Illinois Tool Works has reported its fourth-quarter and full-year 2019 results.
Fourth-quarter revenue of $3.5 billion declined 3.1 percent with organic revenue down 1.6 percent. Foreign currency translation and divestitures reduced revenues by 1 percent and 0.5 percent, respectively. Product Line Simplification (PLS) activities reduced organic revenue by 60 basis points. GAAP EPS increased nine percent to $1.99, including 11 cents divestiture gains from the sale of three businesses. Free cash flow was $692 million with a 114 percent conversion rate. The effective tax rate for the fourth quarter was 22.8 percent.
Full year revenue of $14.1 billion declined 4.5 percent with organic revenue down 1.9 percent and unfavorable foreign currency translation impact of 2.3 percent. PLS reduced organic revenue by 60 basis points versus 70 basis points in 2018. 2019 GAAP EPS increased two percent to $7.74 including 9 cents of net gains from divestitures. After-tax return on invested capital was 28.7 percent. Free cash flow increased nine percent to $2.7 billion. The company repurchased $1.5 billion of its own shares and raised its dividend seven percent in August 2019 to an annualized $4.28 per share.
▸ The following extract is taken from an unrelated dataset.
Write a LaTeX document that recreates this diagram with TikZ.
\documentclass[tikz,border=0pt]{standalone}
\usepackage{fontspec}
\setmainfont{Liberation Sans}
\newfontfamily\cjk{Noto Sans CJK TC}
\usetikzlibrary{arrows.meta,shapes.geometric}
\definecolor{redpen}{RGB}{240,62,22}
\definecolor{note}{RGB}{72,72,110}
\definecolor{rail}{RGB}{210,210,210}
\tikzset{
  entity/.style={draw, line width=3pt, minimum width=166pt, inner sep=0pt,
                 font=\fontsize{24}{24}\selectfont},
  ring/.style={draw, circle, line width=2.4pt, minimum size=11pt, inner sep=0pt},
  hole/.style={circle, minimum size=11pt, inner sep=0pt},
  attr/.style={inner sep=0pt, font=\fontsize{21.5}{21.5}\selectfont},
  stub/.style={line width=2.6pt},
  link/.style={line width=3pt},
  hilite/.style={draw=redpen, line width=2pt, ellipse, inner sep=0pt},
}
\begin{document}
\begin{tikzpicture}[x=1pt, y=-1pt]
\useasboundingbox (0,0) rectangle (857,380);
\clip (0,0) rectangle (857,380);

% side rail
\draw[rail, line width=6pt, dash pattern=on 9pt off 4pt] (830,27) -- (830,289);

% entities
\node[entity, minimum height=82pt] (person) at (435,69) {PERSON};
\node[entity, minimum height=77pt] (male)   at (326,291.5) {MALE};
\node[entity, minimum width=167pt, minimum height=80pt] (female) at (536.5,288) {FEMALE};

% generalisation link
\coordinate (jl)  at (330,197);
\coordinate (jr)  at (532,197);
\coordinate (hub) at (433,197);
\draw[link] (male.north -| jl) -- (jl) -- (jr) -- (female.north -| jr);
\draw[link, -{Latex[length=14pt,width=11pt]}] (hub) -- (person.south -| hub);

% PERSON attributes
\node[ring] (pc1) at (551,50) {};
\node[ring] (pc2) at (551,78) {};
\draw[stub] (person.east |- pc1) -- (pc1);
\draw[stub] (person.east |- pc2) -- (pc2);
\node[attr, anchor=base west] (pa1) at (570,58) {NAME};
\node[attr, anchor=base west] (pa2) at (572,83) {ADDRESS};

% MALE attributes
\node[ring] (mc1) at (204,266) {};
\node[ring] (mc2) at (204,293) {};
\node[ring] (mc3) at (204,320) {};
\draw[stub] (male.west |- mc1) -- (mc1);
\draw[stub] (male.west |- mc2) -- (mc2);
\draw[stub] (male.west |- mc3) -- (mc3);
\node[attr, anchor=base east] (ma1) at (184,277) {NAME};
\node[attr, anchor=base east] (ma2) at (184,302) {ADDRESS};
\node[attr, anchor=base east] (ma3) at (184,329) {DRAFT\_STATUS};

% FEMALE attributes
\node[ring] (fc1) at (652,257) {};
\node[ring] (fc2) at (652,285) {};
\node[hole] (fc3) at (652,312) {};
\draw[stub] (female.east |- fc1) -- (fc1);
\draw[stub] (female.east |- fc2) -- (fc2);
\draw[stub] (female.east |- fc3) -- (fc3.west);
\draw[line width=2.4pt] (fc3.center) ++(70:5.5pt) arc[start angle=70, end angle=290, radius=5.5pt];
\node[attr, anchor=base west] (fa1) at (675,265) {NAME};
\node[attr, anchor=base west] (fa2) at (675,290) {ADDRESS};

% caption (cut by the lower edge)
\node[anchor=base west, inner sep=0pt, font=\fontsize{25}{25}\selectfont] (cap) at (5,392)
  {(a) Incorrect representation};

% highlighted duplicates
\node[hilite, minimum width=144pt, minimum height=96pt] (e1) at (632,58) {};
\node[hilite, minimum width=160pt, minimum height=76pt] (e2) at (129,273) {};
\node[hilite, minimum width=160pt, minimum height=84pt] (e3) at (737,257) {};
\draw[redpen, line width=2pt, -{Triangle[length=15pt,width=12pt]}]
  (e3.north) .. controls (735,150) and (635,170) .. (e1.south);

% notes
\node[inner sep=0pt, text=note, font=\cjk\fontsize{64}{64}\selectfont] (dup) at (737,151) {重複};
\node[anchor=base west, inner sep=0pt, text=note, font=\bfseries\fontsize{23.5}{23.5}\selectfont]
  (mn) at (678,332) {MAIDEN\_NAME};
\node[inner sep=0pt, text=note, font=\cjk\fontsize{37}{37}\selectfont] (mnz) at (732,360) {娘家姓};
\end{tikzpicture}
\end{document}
The effective tax rate for the full year was 23.3 percent.
“The ITW team closed out 2019 with another quarter of strong execution and resilient financial performance,” said E. Scott Santi, chairman and CEO. “Despite near-term macro challenges, we grew earnings per share nine percent, delivered 24.1 percent operating margin excluding higher restructuring expenses and improved after-tax return on invested capital 120 basis points to 28.9 percent.”
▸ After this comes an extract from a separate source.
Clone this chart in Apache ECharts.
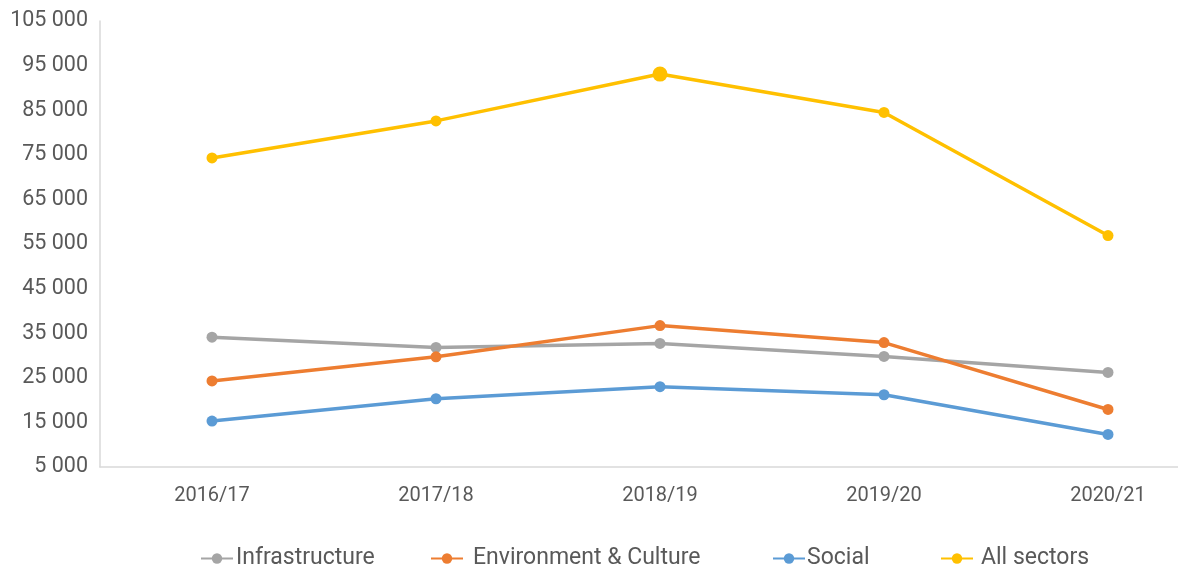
<!DOCTYPE html>
<html>
<head>
<meta charset="utf-8">
<script src="https://cdn.jsdelivr.net/npm/echarts@6/dist/echarts.min.js"></script>
<style>
  html, body { margin: 0; padding: 0; background: #ffffff; overflow: hidden; }
  #chart { width: 1220px; height: 572px; }
</style>
</head>
<body>
<div id="chart"></div>
<script>
// Financial years on the horizontal axis
const years = ['2016/17', '2017/18', '2018/19', '2019/20', '2020/21'];

// Series values per year
const infrastructure = [34100, 31800, 32700, 29800, 26200];
const environmentCulture = [24300, 29700, 36700, 32900, 17900];
const social = [15300, 20300, 23000, 21200, 12300];
const allSectors = [74300, 82600, 93100, 84500, 56900];

// Value axis range
const yMin = 5000;
const yMax = 105000;
const yStep = 10000;

const seriesNames = ['Infrastructure', 'Environment & Culture', 'Social', 'All sectors'];
const seriesColors = ['#a5a5a5', '#ed7d31', '#5b9bd5', '#ffc000'];
const seriesData = [infrastructure, environmentCulture, social, allSectors];

const textColor = '#595959';
const fontFamily = 'Roboto, "Liberation Sans", sans-serif';

function spaced(v) {
  return String(v).replace(/\B(?=(\d{3})+(?!\d))/g, ' ');
}

const series = seriesNames.map((name, i) => ({
  name: name,
  type: 'line',
  data: seriesData[i].map((v) => {
    // the peak of the all-sectors line carries a larger marker
    if (i === 3 && v === Math.max(...allSectors)) {
      return { value: v, symbolSize: 15 };
    }
    return v;
  }),
  symbol: 'circle',
  symbolSize: 11,
  showSymbol: true,
  lineStyle: { width: 3.5, color: seriesColors[i] },
  itemStyle: { color: seriesColors[i] },
  emphasis: { disabled: true },
  z: 2 + i
}));

// Each legend entry is placed on its own
const legendLefts = [200, 430, 772, 940];
const legendGaps = [3, 10, 2, 8];
const legends = seriesNames.map((name, i) => ({
  data: [name],
  left: legendLefts[i],
  top: 547,
  itemWidth: 32,
  itemHeight: 13,
  itemGap: 0,
  padding: 0,
  selectedMode: false,
  textStyle: {
    color: textColor,
    fontSize: 23,
    fontFamily: fontFamily,
    padding: [0, 0, 0, legendGaps[i] - 5]
  }
}));

const chart = echarts.init(document.getElementById('chart'), null, { renderer: 'canvas' });
chart.setOption({
  animation: false,
  backgroundColor: '#ffffff',
  color: seriesColors,
  grid: { left: 100, top: 21, right: 0, bottom: 105, containLabel: false },
  legend: legends,
  xAxis: {
    type: 'category',
    data: years,
    boundaryGap: true,
    axisLine: { show: true, lineStyle: { color: '#d9d9d9', width: 1.5 } },
    axisTick: { show: false },
    axisLabel: { color: textColor, fontSize: 20, fontFamily: fontFamily, margin: 19 },
    splitLine: { show: false }
  },
  yAxis: {
    type: 'value',
    min: yMin,
    max: yMax,
    interval: yStep,
    axisLine: { show: true, lineStyle: { color: '#d9d9d9', width: 1.5 } },
    axisTick: { show: false },
    splitLine: { show: false },
    axisLabel: {
      color: textColor,
      fontSize: 21.5,
      fontFamily: fontFamily,
      margin: 12,
      formatter: v => spaced(v)
    }
  },
  series: series
});
</script>
</body>
</html>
“For the year, in a contracting industrial demand environment including a six percent decline in global auto builds, ITW grew earnings per share five percent excluding the impact of foreign currency headwinds, higher restructuring expenses and divestiture gains. We expanded operating margin to 24.4 percent excluding higher restructuring expenses, improved after-tax return on invested capital to 28.7 percent, increased free cash flow nine percent and returned $2.8 billion to shareholders in the form of dividends and share repurchases. Throughout 2019, we executed very well on the things within our control and continued to make meaningful progress on our path to full-potential performance through the implementation of our ‘Finish the Job’ enterprise strategy agenda. ITW’s proprietary and powerful business model, diversified high-quality business portfolio and dedicated team of highly skilled ITW colleagues around the world position us well to continue to deliver differentiated performance in 2020 and beyond,” Santi concluded.
The company initiated full-year EPS guidance in a range of $7.65 to $8.05 per share. At current levels of demand, organic growth is forecast to be in the range of zero to two percent. Foreign currency translation and divestitures are projected to reduce revenues by one percentage point each. PLS impact is forecast to moderate to approximately 50 basis points. Operating margin is expected to improve and be in a range of 24.5 to 25 percent, with enterprise initiatives contributing approximately 100 basis points. Free cash flow is expected to be greater than 100 percent of net income. The company expects an effective tax rate in the range of 23.5 to 24.5 percent and plans to repurchase approximately $2 billion of its shares in 2020.